Corresponding author: Sari Wathiq Al Hajaj, MD, Department of Trauma and Orthopaedics, Kettering General Hospital, NHS Foundation Trust, Kettering NN16 8UZ, Northamptonshire, United Kingdom. sarialhajaj95@gmail.com
Received: September 1, 2025 Revised: October 2, 2025 Accepted: January 14, 2026 Published online: April 18, 2026 Processing time: 221 Days and 10.1 Hours
Abstract
BACKGROUND
Artificial intelligence (AI) shows promise in musculoskeletal imaging, particularly in detecting fractures in emergency situations. Nonetheless, doubts persist regarding its diagnostic precision, common error types, and the clinical impact of false-negative (FN) and false-positive (FP) outcomes.
AIM
To evaluate the AI fracture detection system's diagnostic performance vs radiology reports and analyse the causes and outcomes of FP and FN cases.
METHODS
We retrospectively reviewed radiographic examinations over 3 months interpreted by both AI and radiologists. Radiology reports served as the standard of reference. Diagnostic accuracy metrics were calculated from the primary dataset. FP and FN cases were further examined using dedicated outcome sheets with explanatory notes categorised into predefined reason groups, and clinical outcomes classified into standardised categories.
RESULTS
The AI algorithm achieved an accuracy of 94.0%, a sensitivity of 89.9%, a specificity of 96.1%, a negative predictive value of 96.4%, and a positive predictive value of 89.8%. Out of 563 fractures identified in radiology reports, 54 (9.6%) were missed by AI. Most false negatives (92.6%) were due to subtle or minimally displaced fractures, primarily at the wrist and ankle. False positives (n = 58) were mainly caused by degenerative changes, growth plate variations, or healed fractures (91.4%). FN cases had greater clinical impact, often requiring fracture clinic follow-up (61.1%), additional imaging (14.8%), or hospital admission (5.6%), whereas FP cases mainly led to unnecessary follow-up or imaging.
CONCLUSION
AI demonstrated strong diagnostic performance, comparable to that in the published literature, but remains limited in detecting subtle and anatomically complex fractures. FN errors pose risks of delayed or missed treatment, while FP errors increase resource utilisation. AI should be integrated as a triage and decision-support tool with radiologist oversight, and future refinement should target wrist and ankle injuries and better differentiation of chronic from acute findings.

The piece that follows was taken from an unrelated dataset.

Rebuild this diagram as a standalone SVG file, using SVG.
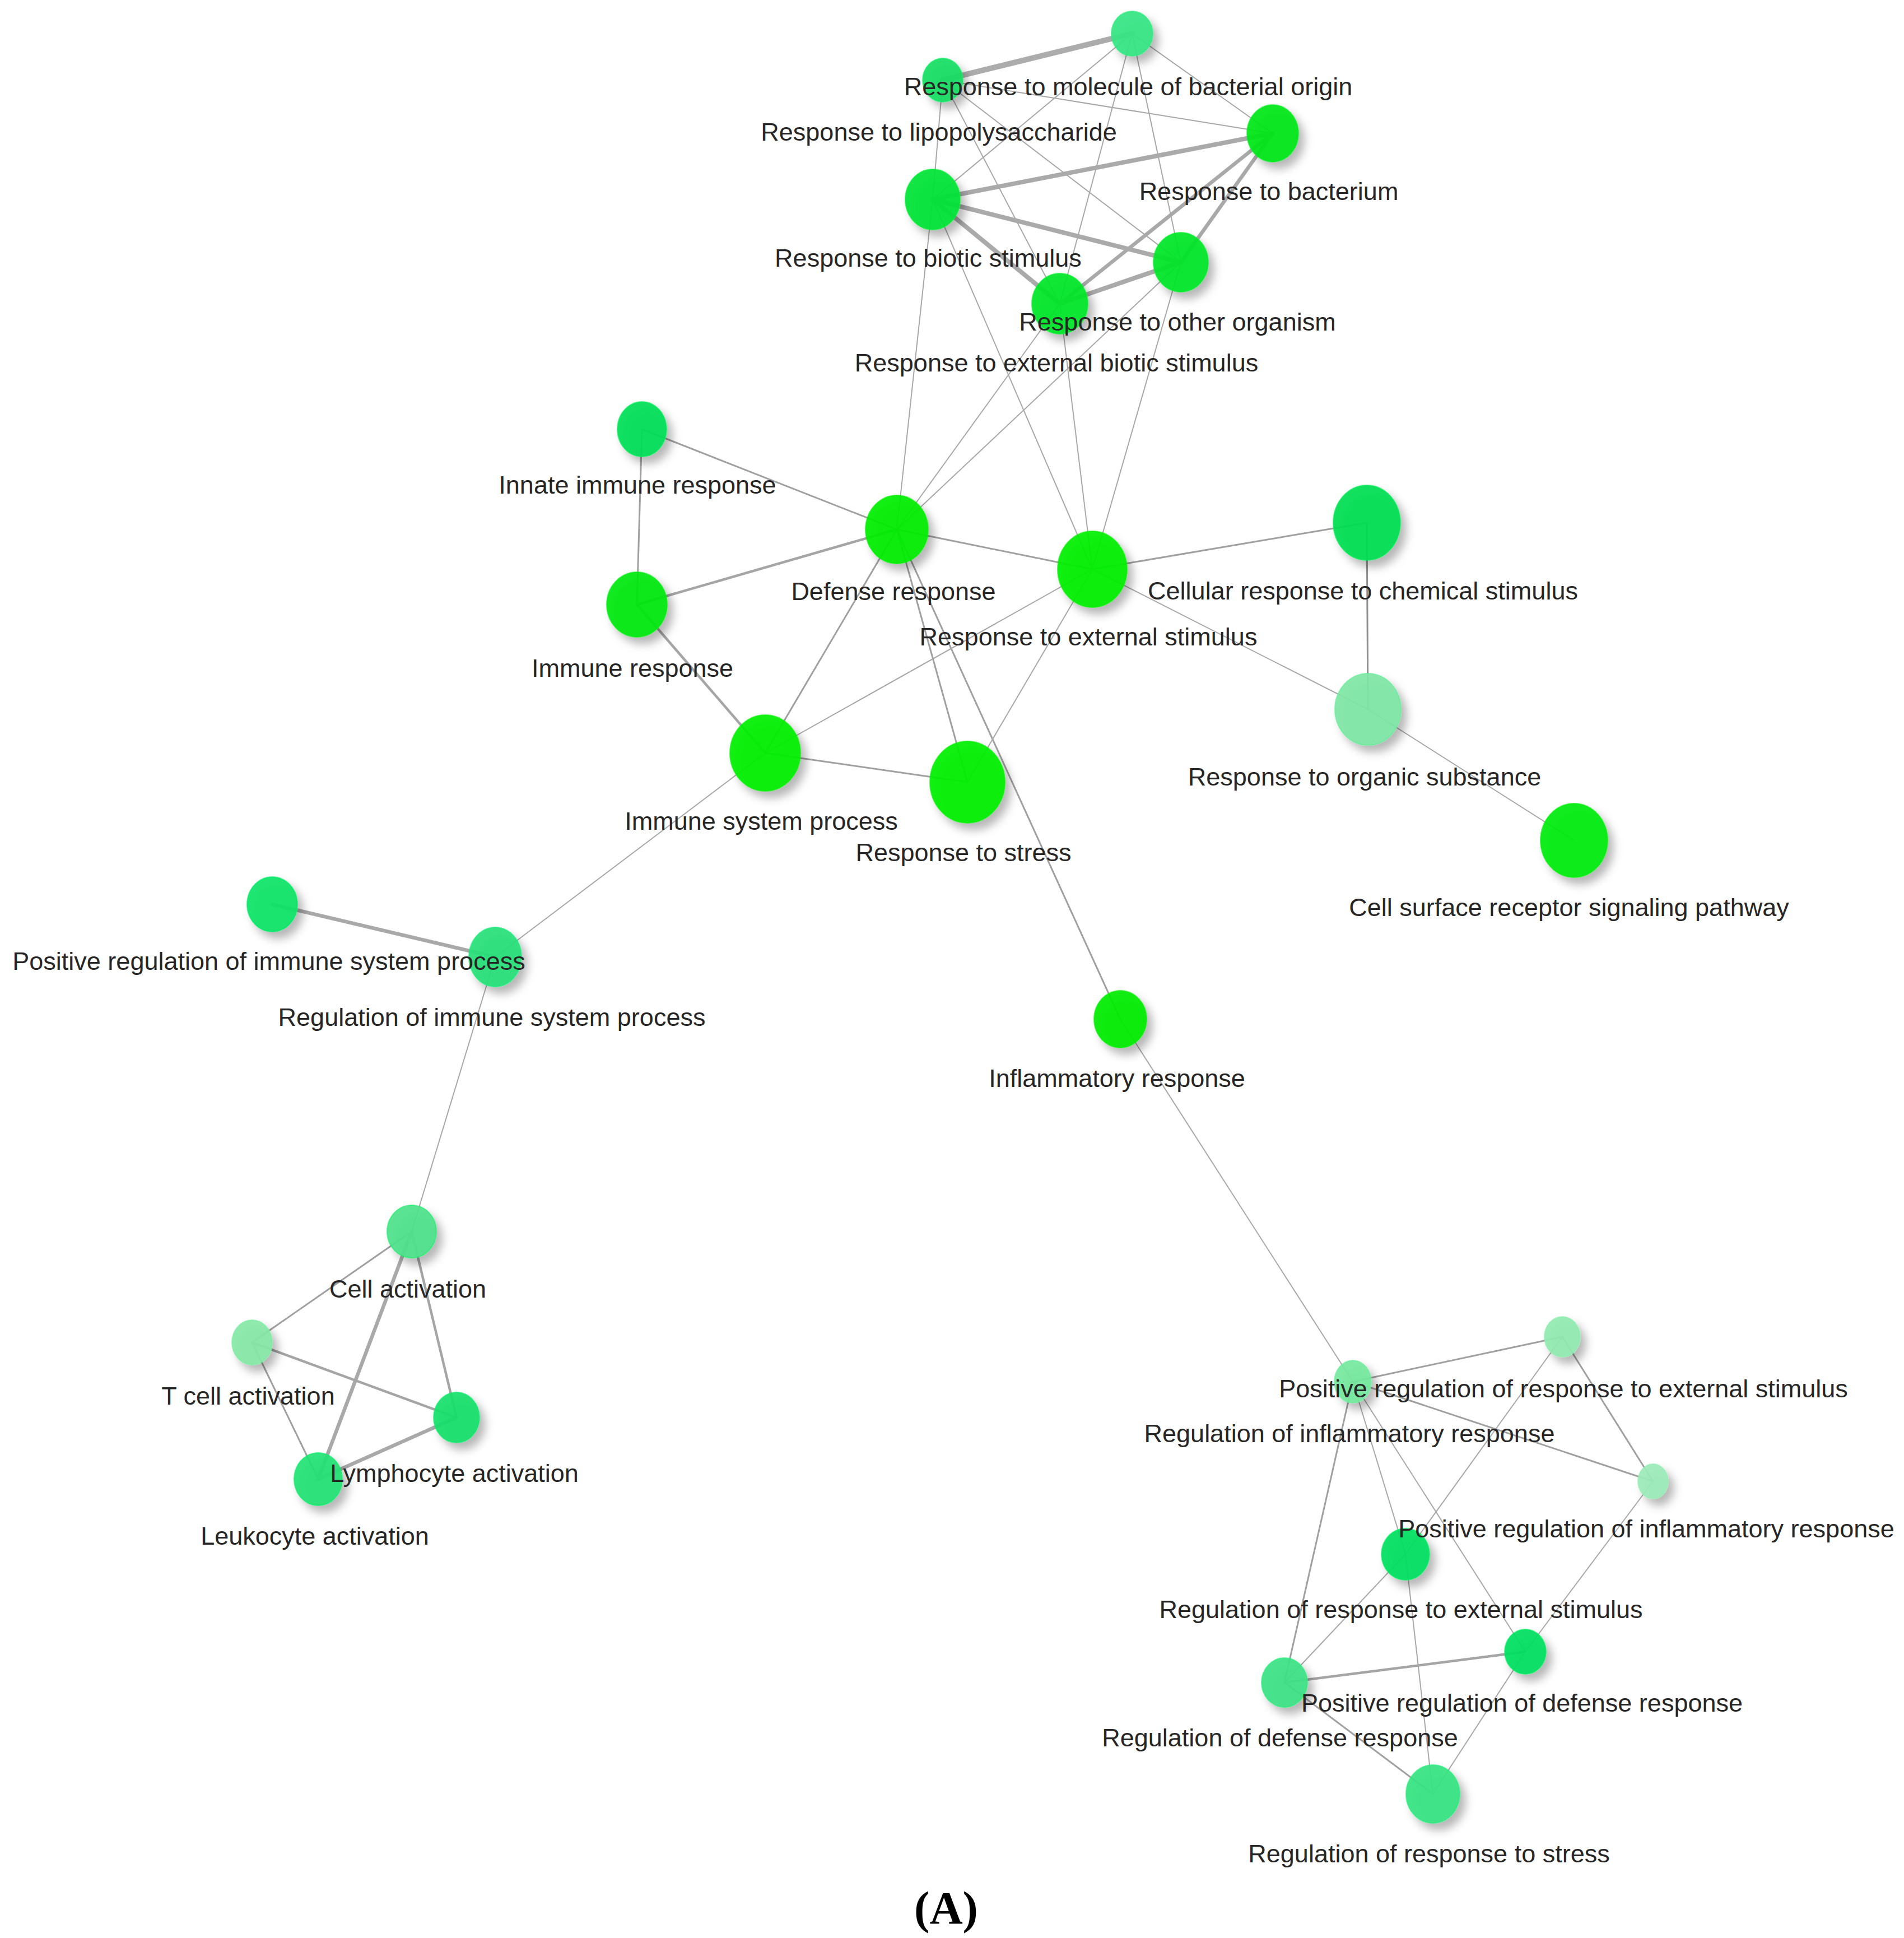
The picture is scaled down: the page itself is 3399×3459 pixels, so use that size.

Core Tip: Artificial intelligence (AI) is increasingly utilised in musculoskeletal imaging; however, its clinical utility in fracture detection remains a subject of debate. In this retrospective study aimed at assessing diagnostic accuracy, we evaluated an AI-based fracture detection system in comparison with radiologist reports across over 2000 limb radiographs. The AI demonstrated high accuracy but failed to identify approximately 10% of fractures, primarily subtle or minimally displaced injuries, and frequently over diagnosed old or degenerative changes. False negatives posed a greater clinical risk than false positives, underscoring the importance of implementing AI as a triage and decision-support tool rather than a substitute for radiologists.